As The Freshwater Is Depleting, Can India Ignore Groundwater Regulation?
By Nemi Bhavsar
Aquifer depletion is a largely invisible threat, but that does not make it any less real with over 18 percent of the world's population, but the country still has only four per cent of the world's freshwater resources. Can we think of neglecting it? Don't we need to regulate it to preserve and not to pollute it?
After having independence for more than 7 decades, India still doesn't have any proper law for maintaining groundwater neither for preserving it nor to prevent harming it.If we focus on the seventh schedule of the Indian Constitution, water as a subject belongs to the states which makes it their responsibility to manage and regulate it. But under the Environment Protection Act, 1986, the Central Groundwater Authority can issue guidelines to states and has the responsibility to keep a check on groundwater level by conducting surveys across the nation.
The broader classification of this situation in our nation is:
There was no Bill prepared for groundwater legislation
where there was a Bill but, it hasn't yet been converted to an Act
where a Bill has been passed to form an Act but, without any rules to implement it
where there was an Act with rules
In 1970, Model Bill was framed by the Ministry of Water Resources. It included some guidelines for states to use and develop their own specific groundwater acts, which was later updated in 1992,1996,and 2005. In 2017, there was another bill framed keeping in mind the decentralization of groundwater regulation, i.e., Model Groundwater (Sustainable Management) Bill. Now, there are states and few UTs which enacted their own legislation namely Andhra Pradesh, Assam, Goa, Bihar, Delhi, Himachal Pradesh, Jammu and Kashmir, Karnataka, Kerala, Lakshadweep, Pondicherry and West Bengal, but that was also mostly drafted around the earlier Model Bills.
There's a case law on groundwater regulation, i.e., M.C. Mehta v. Union of India (Groundwater Case),1997 led by the bench of K Ramaswamy and S S Ahmad, which ordered the Ministry of Environment and Forest to constitute the Central Groundwater Board as an Authority under Section 3(3) of the Act. The Authority so constituted shall exercise all the powers under the Act necessary for the purpose of regulation and control of groundwater management and development.

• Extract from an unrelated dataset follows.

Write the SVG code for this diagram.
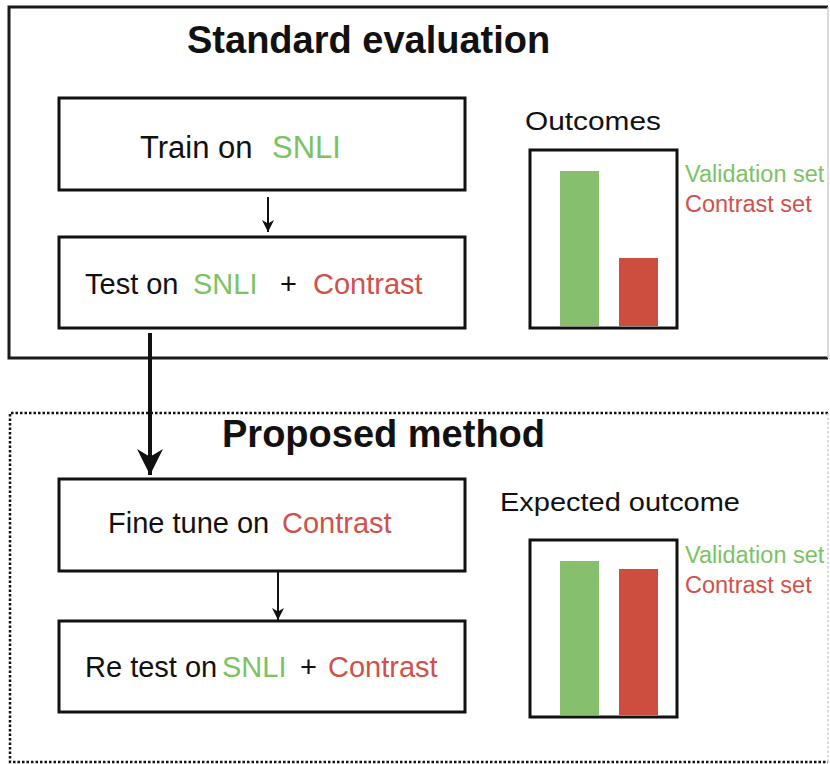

The Central Government shall confer on the Authority the power to give directions under Section 5 of the Act and also powers to take such measures or pass any orders in respect of all the matters referred to in Section 3(2) of the Act.Even after, India has many legislations and agencies dealing with groundwater resources, yet the enforcement of such becomes a problem in our country due to inefficiency of public officials and corruption. India still needs to make one proper central legislation for the problem we are there with and our generation will face it too if we will not open our eyes now.